Non-residents Capital Gains Tax on Real Estate sales. EXPLAINED

Non-residents Capital Gains Tax on Real Estate sales. EXPLAINED

Marbella lawyers - Business advisingCapital gains obtained as a result of selling a property are subject to tax. This income shall be deemed to be accrued when the property is transferred.

In general, net gains shall be calculated based on the difference between the cost price and transmission value of the property.

The cost price consists of the real amount  for which the asset being sold was acquired, plus the sum of the costs and taxes inherent in the acquisition, excluding interest, paid by the transferor. However, this value could be corrected, according to the year in which the property was acquired :

For the assets acquired before 31-12-1994, a transitory regime is applied which is characterized by applying some reductions (reducing coefficients or reduction percentages) by permanence of the good or right in the Patrimony of the taxpayer, although they only apply to the part of the capital gains obtained before the 20-1-2006.

The application of the aforementioned transitional regime is limited to transmissions made from 1-1-2015 of goods acquired before 31-12-1994, whose joint transmission value does not exceed 400,000 euros

If the property being transferred had been rented, the value determined should be reduced by the amount of the depreciation corresponding to the rental period. This depreciation will also be updated in accordance with the year to which it corresponds.

The transfer value is the real amount for which the disposal was made, reduced by the amount of any costs or taxes related to the transfer paid by the seller.

As a result, the capital gain on which taxation will be paid consists of the difference between the transfer value and the cost price, determined as described above.

If the transferor acquired the property on two separate dates or the property has been renovated, calculations must be made as if there were two net gains.

The equity gains obtained by non-residents without permanent establishment, be they natural persons or entities, are taxed, from 2016, with the rate of 19% .

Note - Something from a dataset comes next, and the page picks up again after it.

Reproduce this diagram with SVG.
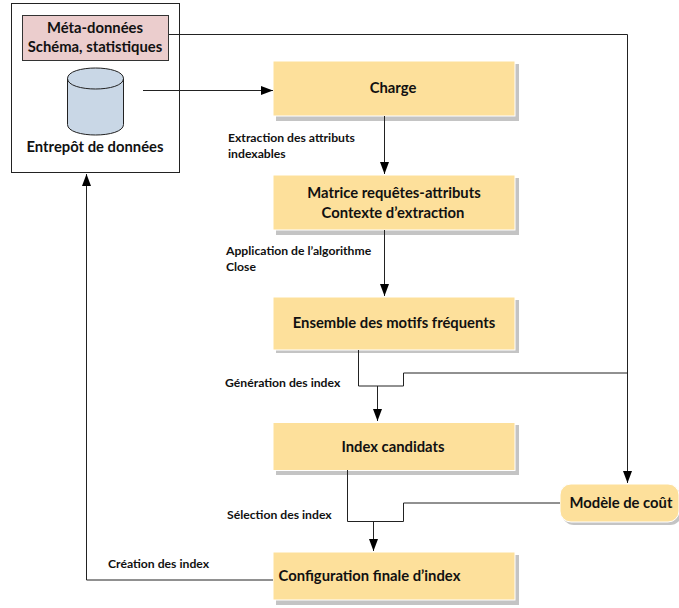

There is a partial exemption of 50% of the patrimonial gains derived from the disposal of urban real estate, when it was acquired between 12-5-2012 and 31-12-2012

The person who acquires a non-resident’s property, whether resident or non-resident, is obliged to withhold and deposit with the Public Treasury 3% of the consideration agreed. For the seller this amount constitutes a payment on account for the tax on the income arising from the transfer. Therefore, the purchaser will give a copy of form 211 used to deposit the withholding, to the non-resident seller, so that the seller can deduct this withholding from the tax to be paid as a result of the tax return including the capital gain. Should the amount retained be greater than the tax liability, it is possible to obtain a refund of the difference.

In the event that the withholding is not deposited, the building will remain liable to payment of the lower of the amount of the withholding or payment on account and the corresponding tax.

Form 210, approved by Order HAC/3316/2010, of 17 December, recording income type 28.

Means of filing:

– on paper, generated by printing the form after it has been completed in on Tax Agency’s the Internet portal.

– Electronically, via the Internet.

If the property is under shared ownership by a married couple in which both spouses are non-resident, a single self-assessment may be provided.

When to file the tax return: three months from the end of the period that the person acquiring the building has to deposit the withholding (this time period, in turn, is one month from the date of the sale).

Refund of excess withholding. Should there be a capital gains loss, or if the tax withholding is greater than the whole payment due, you will have the right to have the excess amount withheld refunded. The refund procedure is initiated by filing the tax return form.

The Tax Agency shall, where appropriate, make a provisional payment within the six months following the end of the established period for filing of the form. If the provisional payment is not made within this time period, the Tax Agency shall voluntarily refund the excess owing over the self-assessed amount. Once six months have elapsed without payment having been ordered, for reasons not attributable to the taxpayer, the amount pending refund shall accrue late payment interest.